The Business Architect

James McGovern, as he so frequently does, encouraged a conversation on the evil enterprise architect. He makes a number of great points in this post.

  1. “Many enterprises are getting it twisted by mistaking process for architecture…”
    First, since this is presented without the context, the message is that in many enterprises, the architect has fallen into a role of the gatekeeper. Rather than spending time on strategy, layers of abstraction, and modeling, they are consumed by tactical decisions for projects at hand. If you think about this, it really is a problem. How often does a building architect have to approve the detailed design and implementation decisions by the general contractor? Odds are, the architect is off designing the next building. Architecture establishes constraints, and it is the beginning of the design process. The problem is that is in IT solution development, these constraints exist too much in the architect’s head and not enough in something that is consumable by the general contractor on the project. As a result, the architect has to be more involved in the day to day project operations, and their role becomes more about the governance process than about strategic modeling. One additional item of note: processes and architecture do go together when it is about process modeling.
  2. “What would happen if EAs started to think about creating new business value by modeling and ultimately simplifying the complexities of the business domain?”
    Life would be better! A barrier preventing this is that the role of Enterprise Architect is usually an IT role, not a business role. I wish it was the case that this wasn’t a barrier, as the efforts of everyone should be about the business. It shouldn’t matter what organization it comes from. There’s no shortage of articles written on how IT workers need to become more business aware. Likewise, there are some very tech-savvy business workers out there. In the perfect world, the Enterprise Business Architect could come from either the business or IT, and would have the full support of the enterprise in trying to improve the business.
  3. “Maybe if us EAs started noodling the notion of enterprise service models that would be a good first step.”
    Noodle noodle. I am a proponent for an enterprise service blueprint, and I think we’re speaking to the same thing here.
  4. “Business value can also be created by understanding the marketplace (bazaar) and even the social domain in which one plays in (aka community). What if we were to enable better ways for communities to communicate and interact with each other in a meaningful way? Would this enable new business opportunities?”
    I feel even more strongly about this. Unless we understand the cultures involved and the appropriate way to communicate and collaborate, we’ll never live up to our full potential. Sometimes we communicate poorly, but even more often, there is no communication at all.
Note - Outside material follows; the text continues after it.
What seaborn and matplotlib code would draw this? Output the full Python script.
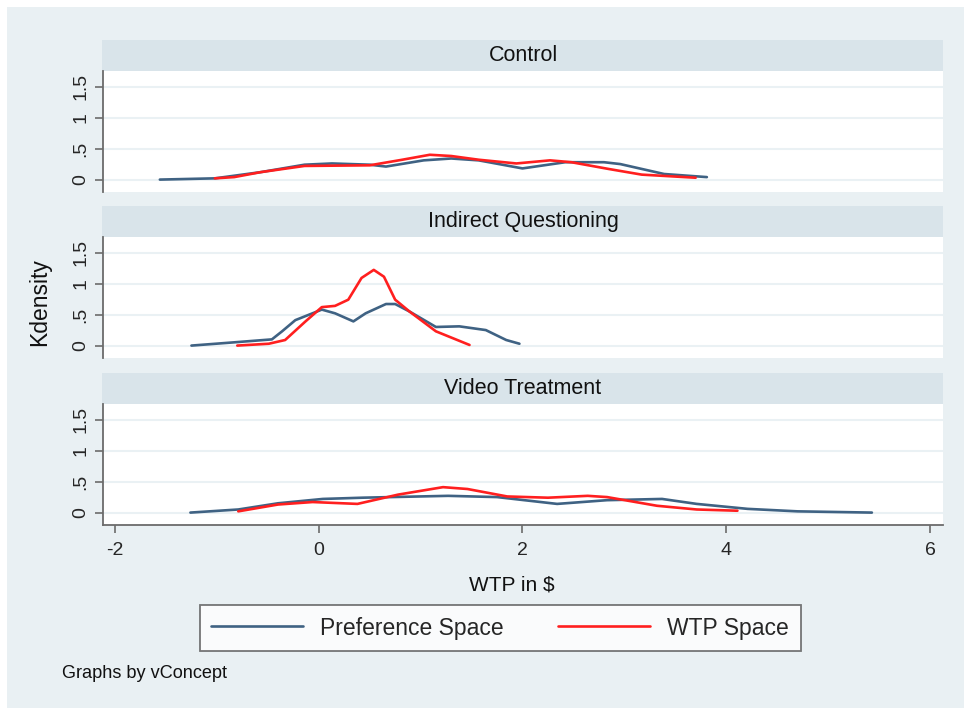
import numpy as np
import pandas as pd
import matplotlib
matplotlib.use("Agg")
import matplotlib.pyplot as plt
from matplotlib.patches import Rectangle
from matplotlib.lines import Line2D
import seaborn as sns

# ---------------- data ----------------
panels = ["Control", "Indirect Questioning", "Video Treatment"]
series = ["Preference Space", "WTP Space"]

ctrl_pref_x = [-1.56, -1.02, -0.57, -0.14, 0.13, 0.50, 0.66, 1.03, 1.30, 1.57, 2.00, 2.42, 2.80, 2.96, 3.39, 3.81]
ctrl_pref_y = [0.00, 0.02, 0.12, 0.24, 0.26, 0.24, 0.21, 0.31, 0.34, 0.31, 0.18, 0.28, 0.28, 0.25, 0.09, 0.04]
ctrl_wtp_x = [-1.02, -0.83, -0.57, -0.14, 0.50, 0.82, 1.09, 1.30, 1.57, 1.94, 2.27, 2.48, 2.85, 3.17, 3.70]
ctrl_wtp_y = [0.02, 0.04, 0.12, 0.22, 0.23, 0.32, 0.40, 0.38, 0.32, 0.26, 0.31, 0.28, 0.17, 0.08, 0.03]

ind_pref_x = [-1.25, -0.85, -0.46, -0.36, -0.23, 0.03, 0.16, 0.34, 0.46, 0.66, 0.75, 0.89, 1.15, 1.38, 1.64, 1.84, 1.97]
ind_pref_y = [0.00, 0.05, 0.10, 0.23, 0.41, 0.58, 0.52, 0.39, 0.52, 0.67, 0.67, 0.55, 0.30, 0.31, 0.25, 0.09, 0.03]
ind_wtp_x = [-0.80, -0.49, -0.33, -0.13, 0.03, 0.16, 0.29, 0.42, 0.54, 0.64, 0.75, 0.89, 1.15, 1.48]
ind_wtp_y = [0.00, 0.03, 0.09, 0.39, 0.62, 0.64, 0.74, 1.09, 1.22, 1.11, 0.74, 0.55, 0.23, 0.01]

vid_pref_x = [-1.26, -0.79, -0.40, 0.04, 0.43, 1.27, 1.75, 2.34, 2.83, 3.37, 3.71, 4.21, 4.70, 5.43]
vid_pref_y = [0.00, 0.05, 0.15, 0.22, 0.24, 0.27, 0.25, 0.14, 0.20, 0.22, 0.14, 0.06, 0.02, 0.00]
vid_wtp_x = [-0.79, -0.40, -0.06, 0.38, 0.78, 1.22, 1.46, 1.85, 2.25, 2.64, 2.83, 3.32, 3.71, 4.11]
vid_wtp_y = [0.02, 0.13, 0.17, 0.14, 0.29, 0.41, 0.38, 0.26, 0.24, 0.27, 0.25, 0.11, 0.05, 0.03]

x_ticks = [-2, 0, 2, 4, 6]
y_ticks = [0, 0.5, 1, 1.5]
y_ticklabels = ["0", ".5", "1", "1.5"]

# ---------------- long-form table ----------------
rows = []
raw = {
    ("Control", "Preference Space"): (ctrl_pref_x, ctrl_pref_y),
    ("Control", "WTP Space"): (ctrl_wtp_x, ctrl_wtp_y),
    ("Indirect Questioning", "Preference Space"): (ind_pref_x, ind_pref_y),
    ("Indirect Questioning", "WTP Space"): (ind_wtp_x, ind_wtp_y),
    ("Video Treatment", "Preference Space"): (vid_pref_x, vid_pref_y),
    ("Video Treatment", "WTP Space"): (vid_wtp_x, vid_wtp_y),
}
for (p, s), (xs, ys) in raw.items():
    for xv, yv in zip(xs, ys):
        rows.append({"panel": p, "series": s, "wtp": xv, "dens": yv})
df = pd.DataFrame(rows)

# ---------------- style ----------------
sns.set_theme(style="white")
plt.rcParams["font.family"] = ["Liberation Sans", "DejaVu Sans"]

BG = "#e9f0f3"
STRIP = "#d9e4ea"
GRID = "#eaf1f4"
AXC = "#6b6b6b"
palette = {"Preference Space": "#3f6283", "WTP Space": "#ff1f1f"}

W, H = 964, 708
fig = plt.figure(figsize=(W / 100, H / 100), dpi=100, facecolor=BG)
# white screenshot margins at top and left
fig.patches.append(Rectangle((0, 1 - 7 / H), 1, 7 / H, transform=fig.transFigure,
                             facecolor="white", edgecolor="none", zorder=-1))
fig.patches.append(Rectangle((0, 0), 7 / W, 1, transform=fig.transFigure,
                             facecolor="white", edgecolor="none", zorder=-1))

left_px, right_px = 103, 943
tops = [71, 237, 404]
ph = 121
strip_h = 31

for i, p in enumerate(panels):
    top = tops[i]
    ax = fig.add_axes([left_px / W, 1 - (top + ph) / H, (right_px - left_px) / W, ph / H])
    ax.set_facecolor("white")
    sub = df[df["panel"] == p]
    sns.lineplot(data=sub, x="wtp", y="dens", hue="series", hue_order=series,
                 palette=palette, linewidth=1.9, ax=ax, legend=False, sort=False,
                 estimator=None)
    ax.set_xlim(-2.118, 6.128)
    ax.set_ylim(-0.2, 1.75)
    ax.set_yticks(y_ticks)
    ax.set_yticklabels(y_ticklabels, rotation=90, va="center", fontsize=14)
    ax.set_xticks(x_ticks)
    for yv in y_ticks:
        ax.axhline(yv, color=GRID, lw=1.5, zorder=0)
    for sp in ["top", "right"]:
        ax.spines[sp].set_visible(False)
    ax.spines["left"].set_color(AXC)
    ax.spines["left"].set_linewidth(1.3)
    if i < 2:
        ax.spines["bottom"].set_visible(False)
        ax.tick_params(axis="x", bottom=False, labelbottom=False)
    else:
        ax.spines["bottom"].set_color(AXC)
        ax.spines["bottom"].set_linewidth(1.3)
        ax.set_xticklabels([str(t) for t in x_ticks], fontsize=14)
        ax.tick_params(axis="x", bottom=True, length=6, width=1.2, color=AXC, pad=6)
    ax.tick_params(axis="y", left=True, length=6, width=1.2, color=AXC, pad=4)
    ax.set_xlabel("")
    ax.set_ylabel("")
    # strip header
    ax.add_patch(Rectangle((-1 / (right_px - left_px), 1), 1 + 1 / (right_px - left_px),
                           strip_h / ph, transform=ax.transAxes, clip_on=False,
                           facecolor=STRIP, edgecolor="none"))
    ax.text(0.5, 1 + (strip_h / 2) / ph, p, transform=ax.transAxes, ha="center",
            va="center", fontsize=15.5, color="#111111")

fig.text(40 / W, 1 - 302 / H, "Kdensity", rotation=90, ha="center", va="center",
         fontsize=16.5, color="#111111")
fig.text(512 / W, 1 - 585 / H, "WTP in $", ha="center", va="center",
         fontsize=15, color="#111111")
fig.text(62 / W, 1 - 674 / H, "Graphs by vConcept", ha="left", va="center",
         fontsize=13.1, color="#111111")

handles = [Line2D([], [], color=palette[s], lw=1.9) for s in series]
leg = fig.legend(handles, series, loc="center", ncol=2,
                 bbox_to_anchor=(500 / W, 1 - 628 / H), frameon=True, fancybox=False,
                 fontsize=16.5, handlelength=4.0, handletextpad=0.75, columnspacing=2.4,
                 borderpad=0.5, borderaxespad=0)
leg.get_frame().set_edgecolor("#555555")
leg.get_frame().set_linewidth(1.3)
leg.get_frame().set_facecolor("white")

fig.savefig("out.png", dpi=100, facecolor=BG)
There are diamonds in the rough to be found, and only by continuing to improve how we communicate and collaborate, looking for new ways of getting things done can we continue to innovate and be more productive. A strange but accurate example of this is American Idol. The recording industry has been around a long, long time with set processes for finding new talent. There are many talented singers out there who simply have no exposure to that process. Along comes American Idol that challenges the way that singers are matched up with the recording industry, and a phenomenon is born. We must continue to search for ways to allow new ideas to get to the ears of people who need to hear them.

One Response to “The Business Architect”

  • Good points. I like the building analogy. That is a real problem within IT. Unlike a building architect where there are licensed contractors, standards, specs, inspection processes and building codes, the IT architect usually doesn’t have any of that to work with. Which is why IT architects tend to have more hands on I think. Some IT organizations have moved beyond this but they are fewer in number.